● **Request**:
Find each line containing the string "chart" and return it.

-------- Data to use --------

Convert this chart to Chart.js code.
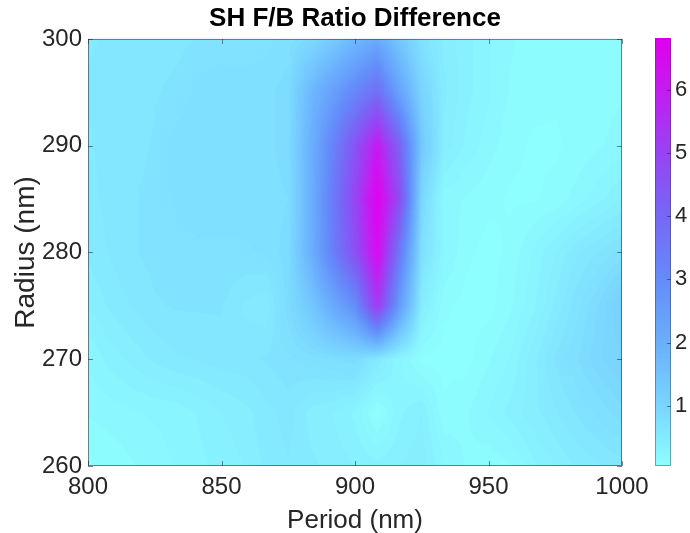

--------
-------- Data to use --------

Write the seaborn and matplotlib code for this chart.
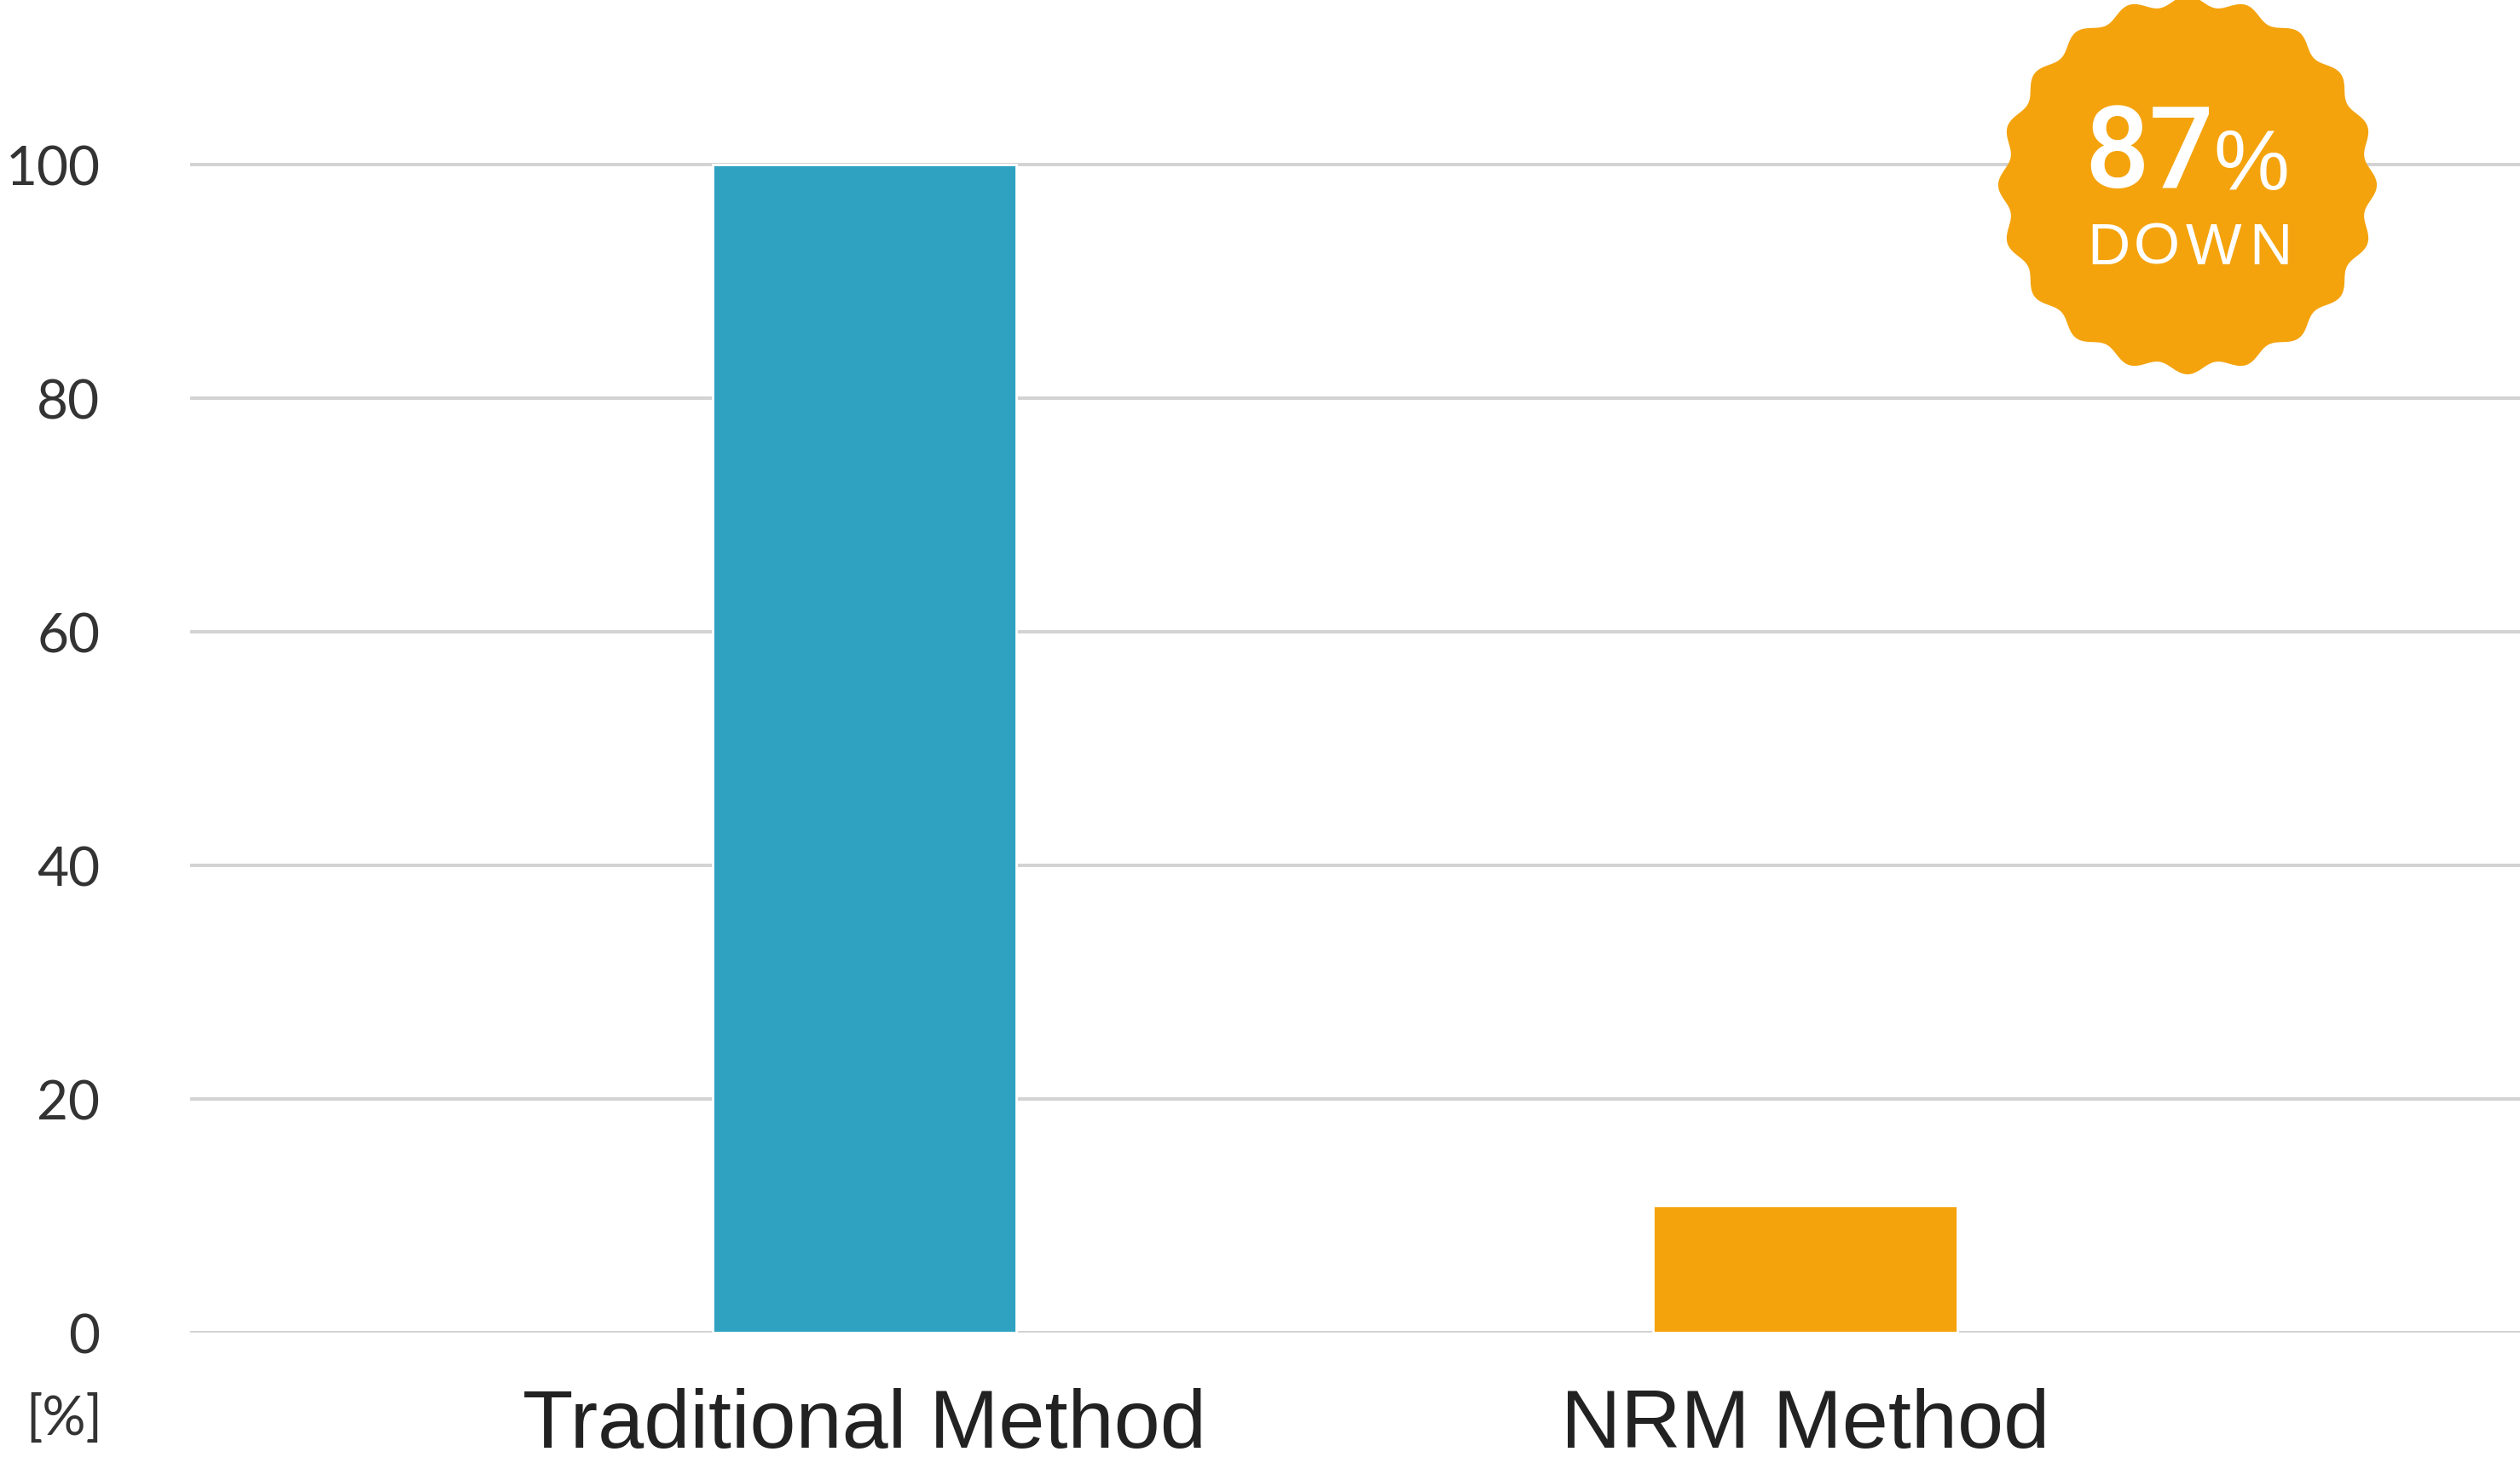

--------
-------- Data to use --------

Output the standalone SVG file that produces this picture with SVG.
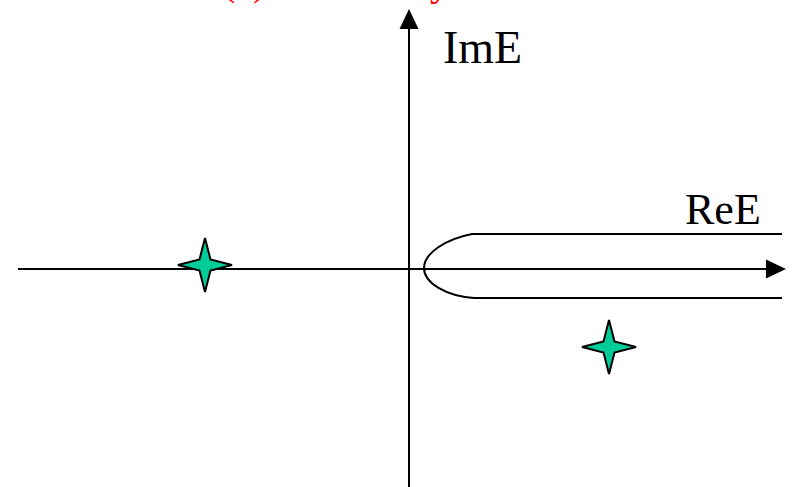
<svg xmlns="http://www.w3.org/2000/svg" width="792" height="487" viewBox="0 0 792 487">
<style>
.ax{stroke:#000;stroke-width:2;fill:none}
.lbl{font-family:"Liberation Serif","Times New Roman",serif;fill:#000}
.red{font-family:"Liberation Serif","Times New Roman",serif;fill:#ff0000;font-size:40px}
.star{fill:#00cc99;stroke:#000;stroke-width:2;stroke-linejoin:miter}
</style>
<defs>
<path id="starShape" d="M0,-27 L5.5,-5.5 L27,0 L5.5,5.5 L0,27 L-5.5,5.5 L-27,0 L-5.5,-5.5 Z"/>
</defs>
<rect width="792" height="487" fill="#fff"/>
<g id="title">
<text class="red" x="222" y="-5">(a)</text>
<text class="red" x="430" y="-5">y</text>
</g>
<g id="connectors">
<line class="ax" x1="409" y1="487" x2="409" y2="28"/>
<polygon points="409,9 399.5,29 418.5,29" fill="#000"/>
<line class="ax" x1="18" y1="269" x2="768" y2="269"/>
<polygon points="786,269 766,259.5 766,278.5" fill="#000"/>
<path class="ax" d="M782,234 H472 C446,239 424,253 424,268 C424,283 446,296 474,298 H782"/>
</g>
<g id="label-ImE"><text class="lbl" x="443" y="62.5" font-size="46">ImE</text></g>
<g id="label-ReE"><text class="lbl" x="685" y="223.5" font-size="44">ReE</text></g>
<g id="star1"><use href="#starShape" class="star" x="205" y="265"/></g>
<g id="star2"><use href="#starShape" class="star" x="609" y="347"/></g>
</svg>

--------

● **The result**:
Convert this chart to Chart.js code.
Write the seaborn and matplotlib code for this chart.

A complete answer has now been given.